Before her screen career, she had danced professionally with the American Ballet Theater. She appeared in a number of "brat-pack" vehicles thru the '80s. Her films include "Maid to Order" in 1987, "Betsy's Wedding" in 1990 and "Only the Lonely" in 1991. "Maid to Order" flopped at the box office, which caused Sheedy to feel like a pariah. Offers for work soon became few and far between, and, for the next year-and-a-half, she received no work. Sheedy felt as if she belonged neither here nor there, so, to combat the feeling of loneliness, she began dabbling in Eastern religion and running ten miles a day.
At the age of 12 she wrote and published a well-received children's book, "She Was Nice to Mice."
Sheedy's first significant relationship began in the summer of 1988 when, on a New York to L.A. flight, she met rock & roller Richie Sambora. Clad in a t-shirt and jeans, he told Sheedy that he was a guitarist in a band dubbed "Bon Jovi." She found him to be "the most charming guy in the world, very polite and sweet." A few weeks after that flight, Sambora asked Sheedy on a date; the next nine months with him were harrowing and extreme. After going on tour with Bon Jovi, Sheedy realized that Sambora was an alcoholic whose binging brought out a jealous and abusive personality.

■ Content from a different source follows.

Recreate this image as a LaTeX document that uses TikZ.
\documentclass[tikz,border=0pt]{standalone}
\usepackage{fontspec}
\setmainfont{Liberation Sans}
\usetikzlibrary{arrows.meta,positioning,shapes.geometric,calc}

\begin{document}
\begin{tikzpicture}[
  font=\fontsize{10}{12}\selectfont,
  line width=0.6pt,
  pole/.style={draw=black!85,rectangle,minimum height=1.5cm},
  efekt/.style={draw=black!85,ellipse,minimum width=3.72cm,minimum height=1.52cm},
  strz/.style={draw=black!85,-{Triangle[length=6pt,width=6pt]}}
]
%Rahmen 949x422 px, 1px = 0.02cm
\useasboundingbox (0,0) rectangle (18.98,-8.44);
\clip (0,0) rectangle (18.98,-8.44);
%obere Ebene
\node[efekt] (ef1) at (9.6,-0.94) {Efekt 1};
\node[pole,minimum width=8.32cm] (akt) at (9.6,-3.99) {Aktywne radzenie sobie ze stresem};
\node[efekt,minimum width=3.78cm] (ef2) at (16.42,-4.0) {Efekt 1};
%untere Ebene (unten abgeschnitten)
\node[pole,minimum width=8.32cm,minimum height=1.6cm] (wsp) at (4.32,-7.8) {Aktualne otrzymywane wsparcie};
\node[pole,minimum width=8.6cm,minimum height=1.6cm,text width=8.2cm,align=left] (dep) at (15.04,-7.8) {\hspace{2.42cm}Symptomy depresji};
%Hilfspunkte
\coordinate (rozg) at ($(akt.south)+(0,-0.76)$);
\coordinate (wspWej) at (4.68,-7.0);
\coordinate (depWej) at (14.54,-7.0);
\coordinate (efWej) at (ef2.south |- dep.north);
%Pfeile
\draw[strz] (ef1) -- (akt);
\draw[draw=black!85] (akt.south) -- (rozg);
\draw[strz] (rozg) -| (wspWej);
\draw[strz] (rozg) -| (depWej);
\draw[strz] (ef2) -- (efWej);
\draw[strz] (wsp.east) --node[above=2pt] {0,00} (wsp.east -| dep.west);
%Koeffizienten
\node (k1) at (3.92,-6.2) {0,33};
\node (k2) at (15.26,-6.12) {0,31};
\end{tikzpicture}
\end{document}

Alcohol was not his only problem, as Sambora was also heavily into drugs. Sheedy was never attracted to drugs or alcohol, as they made her paranoid and edgy. It was no surprise, then, that she was traumatized after Sambora literally shoved crystal meth up her nose on tour in Japan. Crystal meth was not the only drug introduced to Sheedy by way of Sambora, as he also turned her on to the sleeping pill Halcyon, telling her it was totally safe. Sheedy quickly became addicted to the pills, taking them just to get by. Frustrated with the situation, and unable to cope, she moved back to L.A. and vowed never to speak to Sambora again. Sheedy, after returning to L.A., continued taking Halcyon, as well as Xanax and an antidepressant, in order to deal with near daily panic attacks. One of the effects of Halcion included half-hour periods from which Sheedy could not remember a thing.

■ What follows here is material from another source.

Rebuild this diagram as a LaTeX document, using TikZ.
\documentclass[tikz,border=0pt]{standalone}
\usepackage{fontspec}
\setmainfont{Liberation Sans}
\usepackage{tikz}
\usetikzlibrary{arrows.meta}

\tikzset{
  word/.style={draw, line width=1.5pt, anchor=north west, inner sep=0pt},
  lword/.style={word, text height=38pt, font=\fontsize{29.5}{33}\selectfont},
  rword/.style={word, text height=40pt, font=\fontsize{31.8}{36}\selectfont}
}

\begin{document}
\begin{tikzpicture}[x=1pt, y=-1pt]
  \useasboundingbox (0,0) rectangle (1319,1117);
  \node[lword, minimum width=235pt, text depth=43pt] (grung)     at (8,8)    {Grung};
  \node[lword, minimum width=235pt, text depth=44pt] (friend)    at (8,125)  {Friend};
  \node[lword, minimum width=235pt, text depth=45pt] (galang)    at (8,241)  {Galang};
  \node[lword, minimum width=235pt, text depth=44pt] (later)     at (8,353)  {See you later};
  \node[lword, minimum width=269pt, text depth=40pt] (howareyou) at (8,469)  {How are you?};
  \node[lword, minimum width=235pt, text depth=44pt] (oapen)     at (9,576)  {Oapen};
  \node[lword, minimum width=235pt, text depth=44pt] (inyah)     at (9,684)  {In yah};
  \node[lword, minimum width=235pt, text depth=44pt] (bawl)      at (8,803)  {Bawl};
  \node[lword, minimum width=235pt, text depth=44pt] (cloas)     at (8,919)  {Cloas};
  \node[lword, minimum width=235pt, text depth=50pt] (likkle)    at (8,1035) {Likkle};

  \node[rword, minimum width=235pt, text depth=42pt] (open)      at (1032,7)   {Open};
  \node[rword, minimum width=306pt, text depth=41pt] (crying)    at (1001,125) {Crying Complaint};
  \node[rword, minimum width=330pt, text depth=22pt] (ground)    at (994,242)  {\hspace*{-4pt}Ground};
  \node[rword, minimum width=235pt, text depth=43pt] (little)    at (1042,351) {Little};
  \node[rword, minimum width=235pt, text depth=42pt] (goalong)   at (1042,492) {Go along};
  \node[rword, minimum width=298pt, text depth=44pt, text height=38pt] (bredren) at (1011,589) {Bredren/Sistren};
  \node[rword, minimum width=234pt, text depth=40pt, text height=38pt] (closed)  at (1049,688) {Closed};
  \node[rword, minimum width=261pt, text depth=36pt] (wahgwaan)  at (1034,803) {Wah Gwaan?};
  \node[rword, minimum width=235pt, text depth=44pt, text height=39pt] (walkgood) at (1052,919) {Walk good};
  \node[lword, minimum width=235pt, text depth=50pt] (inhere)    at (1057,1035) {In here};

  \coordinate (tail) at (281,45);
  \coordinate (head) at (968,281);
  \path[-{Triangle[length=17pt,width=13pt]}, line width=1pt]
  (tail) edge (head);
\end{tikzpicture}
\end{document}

In April 1989, during one of these periods, Sheedy called a friend three times, having the exact same conversation each time. Friends, including Jane Fonda, soon organized an intervention for her at a hotel on Sunset Boulevard in Hollywood, CA; within days Sheedy was at Hazelden, a rehab clinic in Minnesota. After finishing rehab, she moved back to New York with her family to try to make a fresh start; she was at the bottom of the Hollywood food chain, doing roles just to get money. The early '90s were about the same as the '80s work wise: embarrassment after embarrassment with a career going nowhere, fast.
In 1991, however, she did meet, and fall in love with, David Lansbury, Angela's nephew, while they were cast-mates in the off-Broadway play "Advice From a Caterpillar." They married on 10/10/1992; one daughter in 1994. The following year they separated.